Ricardo Bada: El verano alemán
Un colega español me llamó por teléfono y me preguntó si podría darle un par de ideas para un artículo acerca del verano en Alemania. De inmediato me vino a la memoria aquella fabulosa frase que inaugura las Crónicas marcianas de Ray Bradbury y que preanuncia la caída del meteorito: “Un minuto antes era invierno en Ohio”. Y pensé que al estío alemán bien valdría la pena resumirlo parafraseando a Bradbury y diciendo: “Un minuto antes era invierno en Alemania; un minuto después, también”. ¿Acaso no dejó ya dicho el gran Heine que en Hamburgo “el verano es un invierno vestido de verde?”. ¡Bingo! De todo esto le platiqué a mi colega, y también de que a pesar de ser los alemanes los campeones mundiales del turismo al extranjero, dentro de la propia Alemania existe un país que es aquel donde de veras quieren gozar vacaciones: un país llamado Balconia, territorio de varios millones de metros cuadrados, cuya superficie se halla repartida entre todos los balcones alemanes. Desde la ventana de este despacho donde escribo puedo ver una docena de balcones poblados de veraneantes. Algunos aprovechan el asueto para dedicarlo a la lectura. Y como esta costumbre es harto conocida por los periodistas del país, nada tiene de extraño que la prensa publique con toda puntualidad sus listas de recomendaciones para la lectura veraniega.
Recuerdo que en el año 2002 uno de los libros recomendados era Los niños preguntan, los premios nobel contestan. Compré el libro, y encontré en él preguntas como las que han solido hacerme mis nietos: ¿por qué el cielo es azul? ¿Por qué no puedo comer sólo papas fritas? ¿Por qué tenemos que ir a la escuela? ¿Por qué me puse enfermo? ¿Por qué son verdes las hojas de los árboles? ¿Por qué 1+1 suman 2? ¿Por qué me acuerdo de unas cosas sí y de otras no? Eran en total 22 preguntas a las que respondían desde Mijail Gorbachov, nobel de la paz 1990, a Kenzaburo Oé, nobel de literatura 1994, pasando por el mexicano Mario J. Molina Henríquez, nobel de química del 95, el único iberoamericano representado en tan ilustre comité consultivo.

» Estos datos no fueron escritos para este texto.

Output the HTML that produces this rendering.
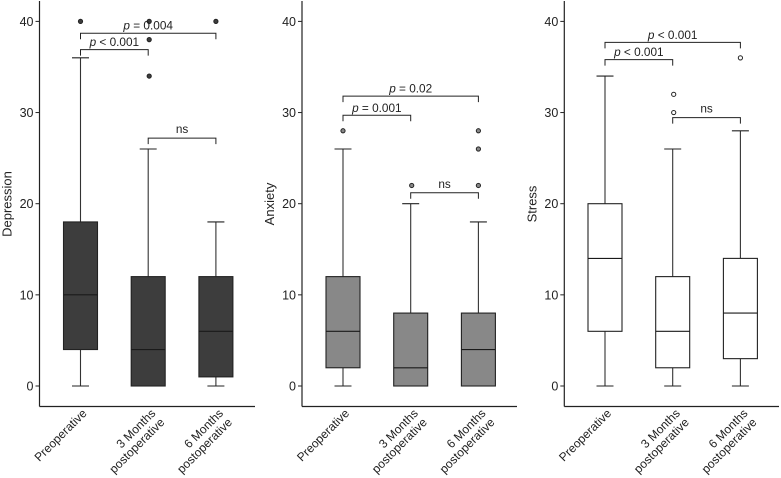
<!DOCTYPE html>
<html lang="en">
<head>
<meta charset="utf-8">
<title>Depression, Anxiety and Stress box plots</title>
<style>
html,body{margin:0;padding:0;background:#fff;width:781px;height:478px;overflow:hidden}
svg{display:block}
text{font-family:"Liberation Sans",Arial,sans-serif;fill:#222}
</style>
</head>
<body>
<svg id="chart" width="781" height="478" viewBox="0 0 781 478" xmlns="http://www.w3.org/2000/svg"></svg>
<script>
const yTicks = [0, 10, 20, 30, 40];
const categoryLines = [["Preoperative"], ["3 Months", "postoperative"], ["6 Months", "postoperative"]];
const panelTitles = ["Depression", "Anxiety", "Stress"];

const depressionWhiskerLow = [0, 0, 0];
const depressionQ1 = [4, 0, 1];
const depressionMedian = [10, 4, 6];
const depressionQ3 = [18, 12, 12];
const depressionWhiskerHigh = [36, 26, 18];
const depressionOutliers = [[40], [34, 38, 40], [40]];
const depressionBrackets = [["p", " < 0.001", 0, 1, 36.9], ["p", " = 0.004", 0, 2, 38.7], ["", "ns", 1, 2, 27.2]];

const anxietyWhiskerLow = [0, 0, 0];
const anxietyQ1 = [2, 0, 0];
const anxietyMedian = [6, 2, 4];
const anxietyQ3 = [12, 8, 8];
const anxietyWhiskerHigh = [26, 20, 18];
const anxietyOutliers = [[28], [22], [22, 26, 28]];
const anxietyBrackets = [["p", " = 0.001", 0, 1, 29.7], ["p", " = 0.02", 0, 2, 31.8], ["", "ns", 1, 2, 21.2]];

const stressWhiskerLow = [0, 0, 0];
const stressQ1 = [6, 2, 3];
const stressMedian = [14, 6, 8];
const stressQ3 = [20, 12, 14];
const stressWhiskerHigh = [34, 26, 28];
const stressOutliers = [[], [30, 32], [36]];
const stressBrackets = [["p", " < 0.001", 0, 1, 35.8], ["p", " < 0.001", 0, 2, 37.7], ["", "ns", 1, 2, 29.45]];

const svg = document.getElementById('chart');
const NS = 'http://www.w3.org/2000/svg';
const yScale = v => 386 - v * 9.115;

function make(tag, attrs, parent) {
  const node = document.createElementNS(NS, tag);
  for (const k in attrs) node.setAttribute(k, attrs[k]);
  parent.appendChild(node);
  return node;
}
function line(parent, x1, y1, x2, y2, stroke, width) {
  return make('line', {x1: x1, y1: y1, x2: x2, y2: y2, stroke: stroke, 'stroke-width': width}, parent);
}

function drawPanel(cfg) {
  const g = make('g', {}, svg);
  
  
  const xScale = i => cfg.x0 + i * 67.7;

  const yAxis = line(g, cfg.axisX, 1, cfg.axisX, 406.5, '#222', 1.2);
  
  
  const xAxis = line(g, cfg.axisX, 406.5, cfg.axisEnd, 406.5, '#222', 1.2);
  
  

  yTicks.forEach(t => {
    const tick = line(g, cfg.axisX - 4, yScale(t), cfg.axisX, yScale(t), '#222', 1);
    
    
    const label = make('text', {x: cfg.axisX - 6, y: yScale(t) + 4.5, 'text-anchor': 'end', 'font-size': 12.5}, g);
    label.textContent = t;
    
    
  });

  const title = make('text', {transform: 'translate(' + (cfg.axisX - 28) + ',204) rotate(-90)', 'text-anchor': 'middle', 'font-size': 13}, g);
  title.textContent = cfg.title;
  
  

  cfg.median.forEach((m, i) => {
    const cx = xScale(i);
    const box = make('g', {}, g);
    
    
    line(box, cx, yScale(cfg.low[i]), cx, yScale(cfg.high[i]), '#333', 1.1);
    line(box, cx - 8.5, yScale(cfg.low[i]), cx + 8.5, yScale(cfg.low[i]), '#222', 1.1);
    line(box, cx - 8.5, yScale(cfg.high[i]), cx + 8.5, yScale(cfg.high[i]), '#222', 1.1);
    make('rect', {x: cx - 17, y: yScale(cfg.q3[i]), width: 34, height: yScale(cfg.q1[i]) - yScale(cfg.q3[i]), fill: cfg.fill, stroke: '#222', 'stroke-width': 1.1}, box);
    line(box, cx - 17, yScale(m), cx + 17, yScale(m), '#1a1a1a', 1.1);
    cfg.outliers[i].forEach(o => {
      const dot = make('circle', {cx: cx + (i === 1 ? 1 : 0), cy: yScale(o), r: 2.1, fill: cfg.fill, stroke: '#222', 'stroke-width': 1}, box);
      
      
    });

    const lines = categoryLines[i];
    lines.forEach((txt, n) => {
      const lx = cx + 7 + (lines.length - 1 ? 1 : 0) + n * 9;
      const ly = 414 + n * 9;
      const lab = make('text', {transform: 'translate(' + lx + ',' + ly + ') rotate(-45)', 'text-anchor': 'end', 'font-size': 12}, g);
      lab.textContent = txt;
      
      
    });
  });

  cfg.brackets.forEach(b => {
    const x1 = xScale(b[2]);
    const x2 = xScale(b[3]);
    const y = yScale(b[4]);
    const bracket = make('path', {d: 'M' + x1 + ' ' + (y + 6) + 'V' + y + 'H' + x2 + 'V' + (y + 6), fill: 'none', stroke: '#222', 'stroke-width': 1}, g);
    
    
    const label = make('text', {x: (x1 + x2) / 2, y: y - (b[0] ? 3.5 : 5), 'text-anchor': 'middle', 'font-size': 11.8}, g);
    
    
    if (b[0]) {
      const italic = make('tspan', {'font-style': 'italic'}, label);
      italic.textContent = b[0];
    }
    const rest = make('tspan', {}, label);
    rest.textContent = b[1];
  });
}

drawPanel({name: 'depression', title: panelTitles[0], axisX: 39.5, axisEnd: 255, x0: 80.5, fill: '#3d3d3d',
  low: depressionWhiskerLow, q1: depressionQ1, median: depressionMedian, q3: depressionQ3, high: depressionWhiskerHigh,
  outliers: depressionOutliers, brackets: depressionBrackets});
drawPanel({name: 'anxiety', title: panelTitles[1], axisX: 302, axisEnd: 517, x0: 343, fill: '#888888',
  low: anxietyWhiskerLow, q1: anxietyQ1, median: anxietyMedian, q3: anxietyQ3, high: anxietyWhiskerHigh,
  outliers: anxietyOutliers, brackets: anxietyBrackets});
drawPanel({name: 'stress', title: panelTitles[2], axisX: 564.3, axisEnd: 779, x0: 605, fill: '#ffffff',
  low: stressWhiskerLow, q1: stressQ1, median: stressMedian, q3: stressQ3, high: stressWhiskerHigh,
  outliers: stressOutliers, brackets: stressBrackets});
</script>
</body>
</html>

Ferozmente anonadante es esta constatación. Me pregunté por qué, otro por qué, los editores del libro no le pidieron a Gabo que escribiese unas cuartillas explicándoles a niños como a sus nietos por qué cuando vamos paseando de frente al sol que se pone, no seguimos caminando con nosotros. A mí me hizo esa pregunta una vez mi nieto Paul Louis (“Abuelo, ¿por qué no seguimos caminando con nosotros?”), y debo confesar que lo inesperadamente metafísico de la misma me dejó mudo. Pero mi propio nieto despejó el misterio al advertir mi perplejidad: se limitó a señalar el suelo donde ya no nos precedían nuestras sombras.